REUTERS — U.S. planes bombed ISIS targets in Libya on Monday, responding to the UN-backed government's request to help push the militants from their former stronghold in the city of Sirte.
"The first air strikes were carried out at specific locations in Sirte today causing severe losses to enemy ranks," Libyan Prime Minster Fayez Seraj said on state TV. Pentagon spokesman Peter Cook said the strikes did not have "an end point at this particular moment in time".
Forces allied with Seraj have been battling ISIS in Sirte — the home town of former dictator Muammar Gaddafi — since May.
The group seized the Mediterranean coastal city last year, making it its most important base outside Syria and Iraq, but its militants are now besieged in a few square kilometers of the center where they hold strategic sites including the Ouagadougou conference hall, the central hospital and the university.
The last acknowledged U.S. air strikes in Libya were on an ISIS training camp in the western city of Sabratha in February.
Seraj said the Presidential Council of his Government of National Accord, had decided to "activate" its participation in the international coalition against ISIS and "request the United States to carry out targeted air strikes on Daesh (ISIS)."
"I want to assure you that these operations are limited to a specific timetable and do not exceed Sirte and its suburbs," he said, adding that international support on the ground would be limited to technical and logistical help.
U.S. President Barack Obama authorized the air strikes, the White House said.
"GNA-aligned forces have had success in recapturing territory from ISIL (ISIS) thus far around Sirte, and additional U.S. strikes will continue to target ISIL in Sirte in order to enable the GNA to make a decisive, strategic advance," said Cook, the Pentagon spokesman.
He said strikes on Monday targeted a specific tank location and two ISIS vehicles that posed a threat to GNA forces.
U.S. and Libyan officials estimate that several hundred ISIS fighters remain in Sirte.
Brigades mainly composed of militia from the western city of Misrata advanced on Sirte in May, but their progress was slowed by snipers, mines and booby-traps.
Those forces have complained that assistance from the government in Tripoli and external powers was slow to materialize. At least 350 of their fighters have been killed and more than 1,500 wounded in the campaign.
Libyan fighter jets have frequently bombed Sirte, but they lack the weapons and technology to make precision strikes.

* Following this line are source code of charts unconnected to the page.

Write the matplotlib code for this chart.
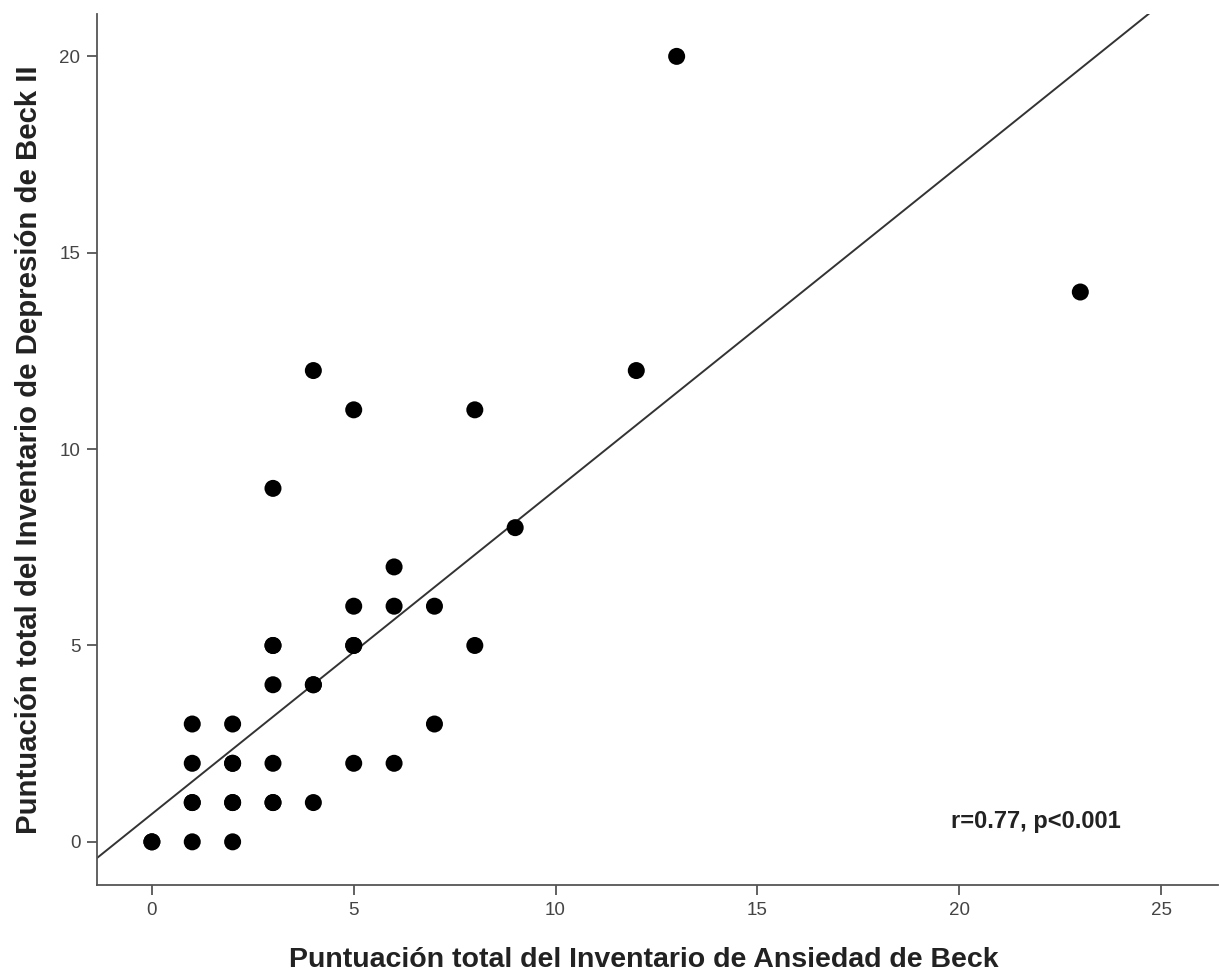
import numpy as np
import matplotlib

matplotlib.use("Agg")
import matplotlib.pyplot as plt

plt.rcParams["font.family"] = ["Liberation Sans", "DejaVu Sans"]

# BAI (x) vs BDI-II (y) scores; duplicates drawn twice where dots look heavier
bai = [0, 0, 1, 2, 1, 1, 2, 2, 3, 3, 4, 1, 2, 2, 3, 5, 6, 1, 2, 7,
       3, 4, 4, 3, 3, 5, 5, 8, 5, 6, 7, 6, 9, 3, 5, 8, 4, 12, 23, 13]
bdi = [0, 0, 0, 0, 1, 1, 1, 1, 1, 1, 1, 2, 2, 2, 2, 2, 2, 3, 3, 3,
       4, 4, 4, 5, 5, 5, 5, 5, 6, 6, 6, 7, 8, 9, 11, 11, 12, 12, 14, 20]

fit_slope = 0.825
fit_intercept = 0.71
fit_range = [-1.36, 24.75]

x_ticks = [0, 5, 10, 15, 20, 25]
y_ticks = [0, 5, 10, 15, 20]

GRAY = "#555555"

fig = plt.figure(figsize=(12.2, 9.76), dpi=100)
ax = fig.add_axes([0.0795, 0.0932, 0.9185, 0.8925])

fx = np.array(fit_range)
ax.plot(fx, fit_intercept + fit_slope * fx, color="#333333", lw=1.4, zorder=2)
ax.scatter(bai, bdi, s=150, color="black", edgecolors="none", zorder=3)

ax.set_xlim(-1.36, 26.4)
ax.set_ylim(-1.1, 21.08)
ax.set_xticks(x_ticks)
ax.set_yticks(y_ticks)

for side in ["top", "right"]:
    ax.spines[side].set_visible(False)
for side in ["left", "bottom"]:
    ax.spines[side].set_color(GRAY)
    ax.spines[side].set_linewidth(1.3)
ax.tick_params(length=7, width=1.3, color=GRAY, labelcolor="#444444",
               labelsize=13.5, pad=5)

ax.set_xlabel("Puntuación total del Inventario de Ansiedad de Beck",
              fontsize=20.5, fontweight="bold", color="#222222")
ax.set_ylabel("Puntuación total del Inventario de Depresión de Beck II",
              fontsize=21.2, fontweight="bold", color="#222222", labelpad=12)
ax.xaxis.set_label_coords(0.488, -0.071)

ax.text(19.8, 0.52, "r=0.77, p<0.001", fontsize=17, fontweight="bold",
        color="#222222", va="center", ha="left")

fig.savefig("out.png", facecolor="white")
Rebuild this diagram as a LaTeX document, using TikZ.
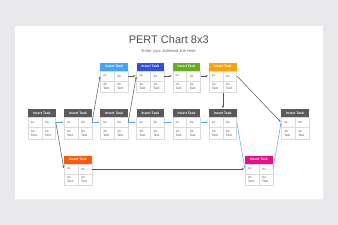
\documentclass[tikz,border=0pt]{standalone}
\usepackage{fontspec}
\setmainfont{Liberation Sans}
\usetikzlibrary{arrows.meta,calc}
\definecolor{bgc}{HTML}{E9E9EB}
\definecolor{gridc}{HTML}{DADADA}
\definecolor{cellc}{HTML}{4A4A4A}
\definecolor{titlec}{HTML}{4F4F4F}
\definecolor{subc}{HTML}{6A6A6A}
\definecolor{hgray}{HTML}{5A5A5A}
\definecolor{hlblue}{HTML}{42A5F5}
\definecolor{hdblue}{HTML}{3050E2}
\definecolor{hgreen}{HTML}{68AD22}
\definecolor{horange}{HTML}{FFA300}
\definecolor{hred}{HTML}{FF5A0A}
\definecolor{hpink}{HTML}{EC0E88}
\definecolor{arrb}{HTML}{5AAAF0}
\definecolor{arrd}{HTML}{555555}
\tikzset{
  hdr/.style={inner sep=0pt, minimum width=27.7pt, minimum height=8.4pt, text=white,
    font=\bfseries\fontsize{3.4}{3.8}\selectfont},
  rowa/.style={draw=gridc, line width=0.4pt, inner sep=0pt, minimum width=27.7pt, minimum height=10pt},
  rowb/.style={draw=gridc, line width=0.4pt, inner sep=0pt, minimum width=27.7pt, minimum height=11.6pt},
  gridline/.style={draw=gridc, line width=0.4pt},
  cell/.style={inner sep=0pt, text=cellc, font=\fontsize{3.2}{3.8}\selectfont, align=left, anchor=west},
  bluearrow/.style={draw=arrb, line width=0.5pt, -{Stealth[length=2.2pt,width=2pt]}, shorten >=0.8pt},
  darkarrow/.style={draw=arrd, line width=0.5pt, -{Stealth[length=2.2pt,width=2pt]}, shorten >=0.8pt},
}
\newcommand\pertbox[4]{%
  \node[hdr, fill=#4, anchor=north west] (#1-h) at (#2,#3) {Insert Task};
  \node[rowa, anchor=north west] (#1-r1) at (#2,#3+8.4) {};
  \node[rowb, anchor=north west] (#1-r2) at (#2,#3+18.4) {};
  \draw[gridline] (#1-r1.north) -- (#1-r2.south);
  \node[cell] (#1-c1) at ($(#1-r1.west)+(3,0)$) {xx};
  \node[cell] (#1-c2) at ($(#1-r1.center)+(3,0)$) {Xx};
  \node[cell] (#1-c3) at ($(#1-r2.west)+(3,0)$) {Xx\\Text};
  \node[cell] (#1-c4) at ($(#1-r2.center)+(3,0)$) {Xx\\Text};
}
\begin{document}
\begin{tikzpicture}[x=1pt,y=-1pt]
\useasboundingbox (0,0) rectangle (338,225);
\fill[bgc] (0,0) rectangle (338,225);
\fill[black!6] (15.2,26.6) rectangle (323.4,200.3);
\fill[white] (14.7,26) rectangle (322.7,199.3);
\node[font=\fontsize{11}{13}\selectfont, text=titlec] (title) at (168.7,40) {PERT Chart 8x3};
\node[font=\fontsize{4.2}{5}\selectfont, text=subc] (sub) at (168.7,51.3) {Enter your subhead line here};
% top row
\pertbox{t1}{100.1}{62.3}{hlblue}
\pertbox{t2}{136.3}{62.3}{hdblue}
\pertbox{t3}{172.5}{62.3}{hgreen}
\pertbox{t4}{208.7}{62.3}{horange}
% middle row
\pertbox{m1}{27.7}{108.7}{hgray}
\pertbox{m2}{63.9}{108.7}{hgray}
\pertbox{m3}{100.1}{108.7}{hgray}
\pertbox{m4}{136.3}{108.7}{hgray}
\pertbox{m5}{172.5}{108.7}{hgray}
\pertbox{m6}{208.7}{108.7}{hgray}
\pertbox{m7}{281.1}{108.7}{hgray}
% bottom row
\pertbox{b1}{63.9}{155.3}{hred}
\pertbox{b2}{244.9}{155.3}{hpink}
% blue connectors
\draw[bluearrow] (m1-r1.east) -- (m2-r1.west);
\draw[bluearrow] (m2-r1.east) -- (m3-r1.west);
\draw[bluearrow] (m3-r1.east) -- (m4-r1.west);
\draw[bluearrow] (m4-r1.east) -- (m5-r1.west);
\draw[bluearrow] (m5-r1.east) -- (m6-r1.west);
\draw[bluearrow] (m6-r1.east) -- (b2-r1.west);
\draw[bluearrow] (b2-r1.east) -- (m7-r1.west);
% dark connectors
\draw[darkarrow] (m1-r1.east) -- (b1-r1.west);
\draw[darkarrow] (m2-r1.east) -- (t1-r1.west);
\draw[darkarrow] (m3-r1.east) -- (t2-r1.west);
\draw[darkarrow] (t1-r1.east) -- (t2-r1.west);
\draw[darkarrow] (t2-r1.east) -- (t3-r1.west);
\draw[darkarrow] (t3-r1.east) -- (t4-r1.west);
\draw[darkarrow] (t4-r2.south) -- (m6-h.north);
\draw[darkarrow] (t4-r1.east) -- (m7-r1.west);
\draw[darkarrow] (b1-r1.east) -- (b2-r1.west);
\end{tikzpicture}
\end{document}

ISIS took advantage of political chaos and a security vacuum to start expanding into Libya in 2014. It gained control over about 250 kilometers (155 miles) of sparsely populated coastline either side of Sirte, though it has struggled to win support or retain territory elsewhere in the country.
The GNA was the result of a UN-mediated deal signed in December to end a conflict between two rival governments and the armed groups that supported them, but it is having difficulty imposing its authority and winning backing from factions in the east.
Western powers have offered to support the GNA in its efforts to tackle ISIS, stem the flow of migrants across the Mediterranean, and revive Libya's oil production.
But foreign intervention is politically sensitive, and the GNA has hesitated to make formal requests for help.
Small teams of Western special forces have been on the ground in eastern and western Libya for months. Last month France said three of its soldiers had been killed south of the eastern city of Benghazi, where they had been conducting intelligence operations.